Reordering Claim Priority

The most direct consequence is the reordering of the creditor’s claim in the bankruptcy distribution hierarchy, which determines when it gets paid. For example, a secured claim that would normally be paid first could be demoted to the status of an unsecured claim. This would place it in the same payment pool as general unsecured creditors like suppliers and service providers.

In severe cases, an unsecured claim could be subordinated to be paid only after all other general unsecured creditors are paid in full. Because funds in a bankruptcy estate are often insufficient to pay all unsecured creditors, this level of subordination means the offending creditor may receive no payment. The court has the flexibility to decide the claim’s new, lower priority.

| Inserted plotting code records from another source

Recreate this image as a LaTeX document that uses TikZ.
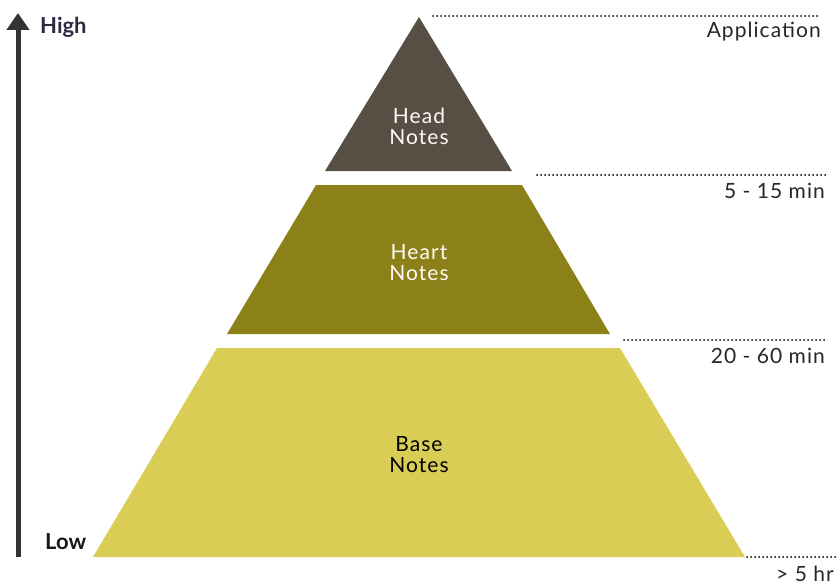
\documentclass[tikz,border=0pt]{standalone}
\usepackage{fontspec}
\setmainfont{Lato}
\newfontfamily\widefont[LetterSpace=5]{Lato}
\usetikzlibrary{arrows.meta}

\definecolor{headcol}{HTML}{574F43}
\definecolor{heartcol}{HTML}{8C8119}
\definecolor{basecol}{HTML}{D9CD55}
\definecolor{highcol}{HTML}{2B2A45}

\tikzset{
  layertext/.style={align=center, font=\widefont\fontsize{21}{21}\selectfont, inner sep=0pt},
  timetext/.style={anchor=east, font=\widefont\fontsize{21}{21}\selectfont, inner sep=0pt, text=black!85},
  level/.style={line width=2pt, line cap=round, dash pattern=on 0pt off 4pt},
  endtext/.style={font=\bfseries\fontsize{22}{22}\selectfont, inner sep=0pt}
}

\begin{document}
\begin{tikzpicture}[x=1pt, y=-1pt]
\useasboundingbox (0,0) rectangle (840,586);

% the three layers of the pyramid
\fill[headcol] (419,17) -- (512,171) -- (325,171) -- cycle;
\fill[heartcol] (316,185) -- (522,185) -- (610,334) -- (227,334) -- cycle;
\fill[basecol] (217,348) -- (620,348) -- (745,557) -- (93,557) -- cycle;

\node[layertext, text=white!92!pink] (head) at (419,126) {Head\\Notes};
\node[layertext, text=white!92!pink] (heart) at (419,263) {Heart\\Notes};
\node[layertext, text=black] (base) at (419,455) {Base\\Notes};

% intensity axis
\coordinate (low) at (18,557);
\coordinate (high) at (18,13);
\draw[line width=5pt, black!80, -{Triangle[width=22pt,length=17pt]}] (low) -- (high);
\node[endtext, text=highcol, anchor=west] (hightxt) at (40,27) {High};
\node[endtext, text=black!90, anchor=west] (lowtxt) at (45,542) {Low};

% time levels
\coordinate (l1a) at (433,16);  \coordinate (l1b) at (820,16);
\coordinate (l2a) at (537,175); \coordinate (l2b) at (825,175);
\coordinate (l3a) at (624,340); \coordinate (l3b) at (824,340);
\coordinate (l4a) at (747,557); \coordinate (l4b) at (836,557);
\draw[level] (l1a) -- (l1b);
\draw[level] (l2a) -- (l2b);
\draw[level] (l3a) -- (l3b);
\draw[level] (l4a) -- (l4b);

\node[timetext] (t1) at (821,32) {Application};
\node[timetext] (t2) at (825,191) {5 - 15 min};
\node[timetext] (t3) at (825,356) {20 - 60 min};
\node[timetext] (t4) at (834,574) {> 5 hr};
\end{tikzpicture}
\end{document}
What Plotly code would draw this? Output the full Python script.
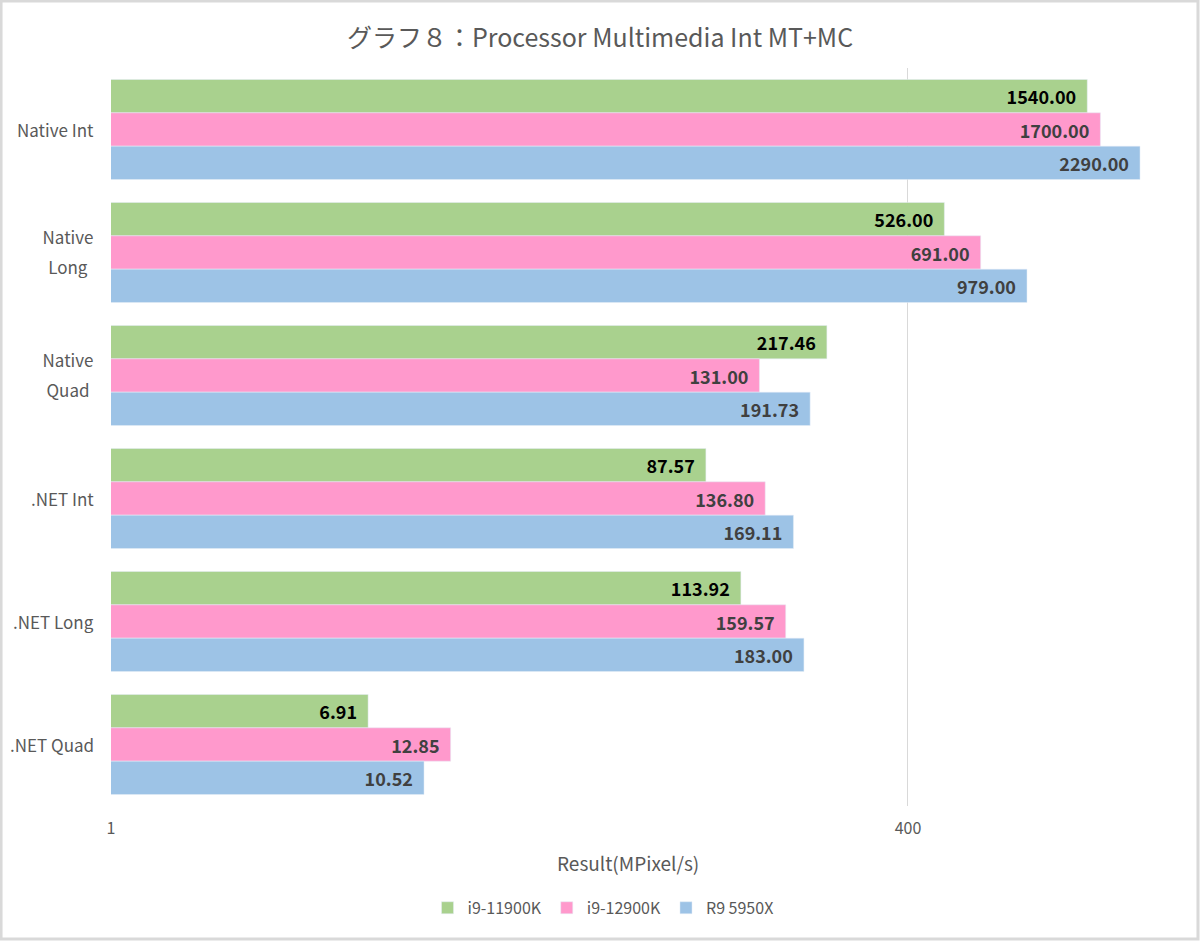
import plotly.graph_objects as go

categories = ["Native Int", "Native\nLong", "Native\nQuad", ".NET Int", ".NET Long", ".NET Quad"]
i9_11900k = [1540.00, 526.00, 217.46, 87.57, 113.92, 6.91]
i9_12900k = [1700.00, 691.00, 131.00, 136.80, 159.57, 12.85]
r9_5950x = [2290.00, 979.00, 191.73, 169.11, 183.00, 10.52]
tick_vals = [1, 400]

FONT = "Noto Sans CJK JP"
GRAY = "#595959"

series = [
    ("i9-11900K", i9_11900k, "#A9D18E", "#000000"),
    ("i9-12900K", i9_12900k, "#FF99CC", "#404040"),
    ("R9 5950X", r9_5950x, "#9DC3E6", "#404040"),
]

fig = go.Figure()
for name, vals, color, tcolor in series:
    fig.add_trace(go.Bar(
        y=categories,
        x=vals,
        name=name,
        orientation="h",
        marker_color=color,
        text=[f"<b>{v:.2f}</b>\u00a0\u00a0" for v in vals],
        textposition="inside",
        insidetextanchor="end",
        textangle=0,
        textfont=dict(family=FONT, size=18, color=tcolor),
    ))

# category labels drawn as annotations so two-line labels get Excel-like spacing
for cat in categories:
    lines = cat.split("\n")
    if len(lines) == 1:
        fig.add_annotation(text=cat, xref="paper", yref="y", x=-0.0139, y=cat, xanchor="right",
                           showarrow=False, font=dict(size=17, color=GRAY))
    else:
        for k, ln in enumerate(lines):
            fig.add_annotation(text=ln, xref="paper", yref="y", x=-0.0139, y=cat, xanchor="right",
                               width=52, align="center", yshift=16 - 30 * k,
                               showarrow=False, font=dict(size=17, color=GRAY))

fig.update_layout(
    width=1200, height=941,
    paper_bgcolor="white", plot_bgcolor="white",
    barmode="group", bargap=0.187, bargroupgap=0,
    margin=dict(l=111, r=10, t=68, b=135, autoexpand=False),
    font=dict(family=FONT, color=GRAY),
    title=dict(text="グラフ８：Processor Multimedia Int MT+MC", x=0.5, xanchor="center",
               y=1 - 38 / 941, yanchor="middle", font=dict(size=25, color=GRAY, family=FONT)),
    legend=dict(orientation="h", x=0.456, xanchor="center", y=-0.138, yanchor="middle",
                font=dict(size=16, color=GRAY), traceorder="normal"),
    uniformtext=dict(minsize=10, mode="show"),
)
fig.update_xaxes(type="log", range=[0, 3.523], tickvals=tick_vals, ticktext=[str(t) for t in tick_vals],
                 showgrid=True, gridcolor="#D9D9D9", gridwidth=1, zeroline=False, showline=False,
                 tickfont=dict(size=16, color=GRAY), ticks="", ticklabelstandoff=11)
fig.update_yaxes(autorange="reversed", showline=False, ticks="", showgrid=False,
                 showticklabels=False)
fig.add_annotation(text="Result(MPixel/s)", xref="paper", yref="paper", x=0.479, y=-0.076,
                   yanchor="middle", showarrow=False, font=dict(size=19, color=GRAY))
fig.add_shape(type="rect", xref="paper", yref="paper", x0=-0.1019, x1=1.0074, y0=-0.1802, y1=1.0908,
              line=dict(color="#D9D9D9", width=3))
fig.write_html("out.html", config={"displayModeBar": False},
               post_script="document.body.style.margin='0';")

Distinction from Disallowance

Equitable subordination should be distinguished from claim disallowance. A disallowed claim is found to be invalid or unenforceable and is completely eliminated. A creditor with a disallowed claim has no right to any recovery from the bankruptcy estate.

In contrast, a subordinated claim remains a valid debt; subordination only changes its place in the payment line. The creditor’s right to payment is deferred until higher-priority claims are satisfied. If funds remain after paying all other creditors, the subordinated creditor is entitled to payment.

Scope of Subordination

A court can tailor the scope of subordination to the case’s specific circumstances, as the remedy is remedial, not punitive. The subordination should only extend as far as necessary to correct the harm caused. For instance, if misconduct caused a specific, quantifiable loss, the court might subordinate only a portion of the claim equal to that loss.

If the misconduct was minor or the harm was limited, the court may order a less severe form of subordination. However, if the conduct was egregious and harmed all other creditors, the court might subordinate the entire claim to the lowest possible priority.